In this contest we are using the [Log-Loss function](http://scikit-learn.org/stable/modules/generated/sklearn.metrics.log_loss.html) as a measure of your model's performance.  
<br>


#### Retrieving your CSV File from IBM DSX

If you are running your analysis on IBM DSX (IBM Apache Spark), you'll need to get your `.csv` file to a local machine in order to submit your results to the Scoreboard.

One way is to move your `.csv` file to your Object Storage account that is provided in DSX.
[This tutorial shows you the basic steps to move data to and from your Object Storage instance.](tutorials/General_move_data_to_from_Object_Storage.ipynb)  

Then, from DSX (or Bluemix), navigate to your Object Storage container and you can download the file to your local machine with a click. 

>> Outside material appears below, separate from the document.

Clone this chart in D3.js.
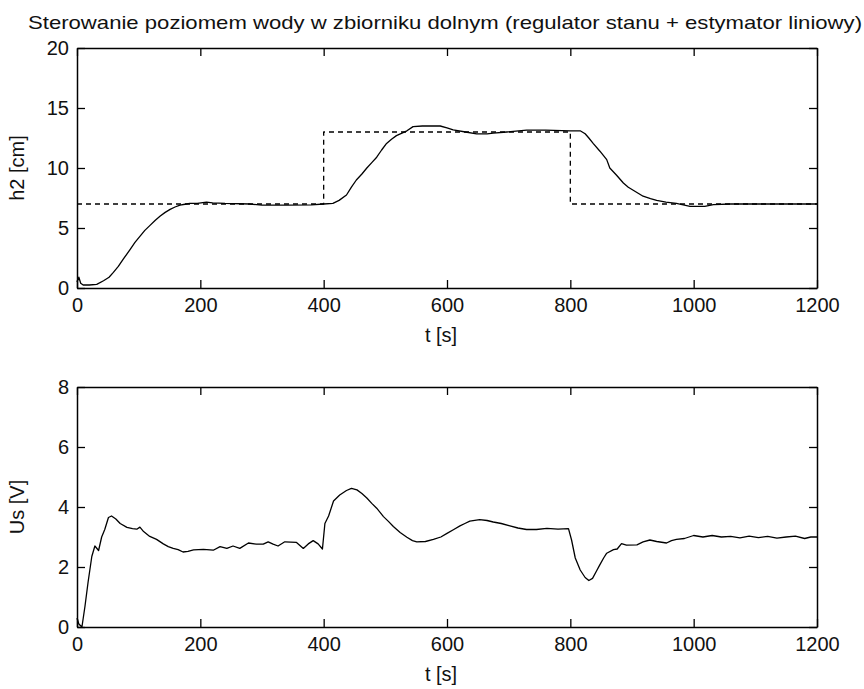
<!DOCTYPE html>
<html>
<head>
<meta charset="utf-8">
<script src="https://cdn.jsdelivr.net/npm/d3@7"></script>
<style>
  body { margin: 0; background: #fff; }
  svg { display: block; font-family: "Liberation Sans", Arial, sans-serif; }
  .tick text { fill: #111; }
</style>
</head>
<body>
<svg id="chart" width="864" height="689"></svg>
<script>
// chart values
var titleText = "Sterowanie poziomem wody w zbiorniku dolnym (regulator stanu + estymator liniowy)";
var xTicks = [0, 200, 400, 600, 800, 1000, 1200];
var h2Ticks = [0, 5, 10, 15, 20];
var usTicks = [0, 2, 4, 6, 8];

// setpoint (dashed)
var setTime = [0, 400, 400, 800, 800, 1200];
var setValue = [7, 7, 13, 13, 7, 7];

// measured level h2 [cm]
var h2Time = [0, 3, 6, 10, 20, 32, 43, 52, 59, 67, 75, 86, 94, 102, 110, 118, 127, 135, 143, 151,
  159, 167, 175, 183, 195, 210, 220, 240, 280, 300, 340, 380, 400, 415, 425, 437, 445, 453, 462, 470,
  478, 486, 494, 502, 510, 518, 527, 535, 545, 560, 589, 600, 610, 630, 648, 665, 675, 697, 729, 760,
  800, 816, 824, 830, 837, 848, 859, 864, 875, 886, 894, 902, 910, 918, 930, 940, 955, 972, 985, 994,
  1018, 1032, 1060, 1200];
var h2Value = [0.5, 0.9, 0.4, 0.25, 0.25, 0.3, 0.6, 0.9, 1.3, 1.8, 2.4, 3.2, 3.8, 4.3, 4.8, 5.2, 5.65, 6.0, 6.3, 6.55,
  6.75, 6.9, 6.98, 7.05, 7.05, 7.15, 7.1, 7.05, 7.0, 6.9, 6.9, 6.92, 7.0, 7.05, 7.3, 7.75, 8.4, 9.0, 9.5, 10.0,
  10.45, 10.9, 11.5, 12.05, 12.4, 12.7, 12.9, 13.1, 13.45, 13.5, 13.5, 13.35, 13.17, 13.0, 12.85, 12.85, 12.9, 13.0, 13.15, 13.15,
  13.1, 13.1, 12.85, 12.5, 12.05, 11.4, 10.7, 10.0, 9.4, 8.75, 8.4, 8.15, 7.9, 7.65, 7.45, 7.3, 7.15, 7.05, 6.9, 6.8,
  6.8, 6.95, 7.0, 7.0];

// control voltage Us [V]
var usTime = [0, 3, 8, 13, 18, 24, 29, 35, 40, 45, 51, 56, 63, 70, 81, 90, 97, 102, 108, 118,
  129, 140, 148, 156, 164, 172, 180, 189, 205, 221, 232, 243, 253, 264, 278, 291, 302, 310, 318, 326,
  337, 356, 367, 375, 383, 391, 398, 402, 408, 416, 426, 437, 445, 454, 462, 470, 478, 486, 497, 505,
  513, 524, 535, 544, 551, 565, 578, 590, 600, 611, 621, 629, 637, 653, 665, 675, 688, 702, 715, 729,
  745, 762, 780, 797, 802, 808, 816, 824, 830, 836, 842, 848, 854, 859, 870, 876, 883, 891, 908, 918,
  929, 940, 956, 964, 972, 985, 1000, 1015, 1030, 1045, 1060, 1075, 1090, 1105, 1120, 1135, 1150, 1165, 1180, 1190, 1200];
var usValue = [0.3, 0.1, 0.0, 0.7, 1.5, 2.35, 2.7, 2.55, 3.0, 3.25, 3.65, 3.7, 3.6, 3.45, 3.32, 3.28, 3.26, 3.33, 3.18, 3.02,
  2.92, 2.77, 2.68, 2.62, 2.58, 2.5, 2.52, 2.57, 2.59, 2.56, 2.68, 2.62, 2.7, 2.62, 2.8, 2.76, 2.76, 2.84, 2.76, 2.7,
  2.84, 2.82, 2.62, 2.77, 2.88, 2.77, 2.6, 3.45, 3.7, 4.2, 4.4, 4.55, 4.62, 4.57, 4.45, 4.3, 4.12, 3.96, 3.68, 3.52,
  3.35, 3.15, 2.99, 2.88, 2.84, 2.85, 2.92, 3.0, 3.12, 3.25, 3.37, 3.45, 3.53, 3.58, 3.55, 3.5, 3.45, 3.37, 3.3, 3.25,
  3.25, 3.29, 3.26, 3.28, 2.9, 2.3, 1.9, 1.65, 1.55, 1.62, 1.85, 2.08, 2.3, 2.46, 2.58, 2.6, 2.78, 2.73, 2.74, 2.84,
  2.9, 2.85, 2.8, 2.88, 2.92, 2.95, 3.05, 3.0, 3.05, 3.0, 3.02, 2.97, 3.03, 2.98, 3.02, 2.96, 3.0, 3.03, 2.95, 3.0, 3.0];

var svg = d3.select("#chart");
var left = 77, right = 817, tickLen = 8;
var fontSize = 20;

svg.append("rect").attr("width", 864).attr("height", 689).attr("fill", "#fff");

svg.append("text")
  .attr("x", 445).attr("y", 29)
  .attr("text-anchor", "middle")
  .attr("font-size", 19)
  .attr("textLength", 834)
  .attr("lengthAdjust", "spacingAndGlyphs")
  .attr("fill", "#111")
  .text(titleText);

function drawPanel(top, bottom, yMax, yTicks, yLabel, series) {
  var x = d3.scaleLinear().domain([0, 1200]).range([left, right]);
  var y = d3.scaleLinear().domain([0, yMax]).range([bottom, top]);
  var g = svg.append("g");

  // axes on four sides, ticks pointing inward (matlab style)
  var axB = d3.axisBottom(x).tickValues(xTicks).tickFormat(d3.format("d"))
    .tickSizeInner(-tickLen).tickSizeOuter(0);
  var axT = d3.axisTop(x).tickValues(xTicks).tickSizeInner(-tickLen).tickSizeOuter(0).tickFormat("");
  var axL = d3.axisLeft(y).tickValues(yTicks).tickFormat(d3.format("d"))
    .tickSizeInner(-tickLen).tickSizeOuter(0);
  var axR = d3.axisRight(y).tickValues(yTicks).tickSizeInner(-tickLen).tickSizeOuter(0).tickFormat("");

  var gb = g.append("g").attr("transform", "translate(0," + bottom + ")").call(axB);
  var gt = g.append("g").attr("transform", "translate(0," + top + ")").call(axT);
  var gl = g.append("g").attr("transform", "translate(" + left + ",0)").call(axL);
  var gr = g.append("g").attr("transform", "translate(" + right + ",0)").call(axR);

  [gb, gt, gl, gr].forEach(function (a) {
    a.attr("font-family", null).attr("font-size", fontSize);
    a.select(".domain").attr("stroke", "#000").attr("stroke-width", 1.5);
    a.selectAll(".tick line").attr("stroke", "#000").attr("stroke-width", 1.3);
  });
  gb.selectAll(".tick text").attr("dy", "0.71em").attr("y", 10);
  gl.selectAll(".tick text").attr("x", -8);

  series.forEach(function (s) {
    var line = d3.line()
      .x(function (d, i) { return x(s.t[i]); })
      .y(function (d) { return y(d); });
    g.append("path")
      .attr("d", line(s.v))
      .attr("fill", "none")
      .attr("stroke", "#000")
      .attr("stroke-width", 1.3)
      .attr("stroke-linejoin", "round")
      .attr("stroke-dasharray", s.dash || null);
  });

  // axis titles
  g.append("text")
    .attr("x", (left + right) / 2 - 6).attr("y", bottom + 54)
    .attr("text-anchor", "middle")
    .attr("font-size", fontSize)
    .attr("fill", "#111")
    .text("t [s]");
  g.append("text")
    .attr("transform", "translate(24," + ((top + bottom) / 2) + ") rotate(-90)")
    .attr("text-anchor", "middle")
    .attr("font-size", fontSize)
    .attr("fill", "#111")
    .text(yLabel);
}

drawPanel(48, 288, 20, h2Ticks, "h2 [cm]", [
  { t: setTime, v: setValue, dash: "5,4" },
  { t: h2Time, v: h2Value }
]);

drawPanel(387, 627, 8, usTicks, "Us [V]", [
  { t: usTime, v: usValue }
]);
</script>
</body>
</html>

Another good option is to use [Pixiedust](https://github.com/ibm-watson-data-lab/pixiedust). Among the many features of Pixiedust, you can load a `.csv` file into a Pandas or Spark DataFrame and Pixiedust will display that data in your Jupyter notebook. From the display, there is an icon that lets you download the data directly. This is probably the easier option, though you will need to "`pip install --user pixiedust`" and restart your kernel.


<br>
# Set of Rules

### No Fixed Rules

The SETI Institute reserves the right to change the rules or add more rules at any time. This list will be updated as needed.


### Deadline

The code challenge ends at 00:00 August 1, 2017 US West Coast time. All submissions to the Scoreboard must occur before then. 


### Results Verification

All results are subject to verification by the SETI Institute. The results of the top 3 teams will undergo further scrutiny to ensure classification accuracy. In the event of a tie-break, more test data will be provided. Another tie-breaking measure will be the time it takes to perform classifications and the faster classifer will be chosen.


### Open Source

Your code must be open-sourced and licensed with the Apache License 2.0. This is required because the plan is to install the winning team's code in the SETI Institute real-time data analysis pipeline.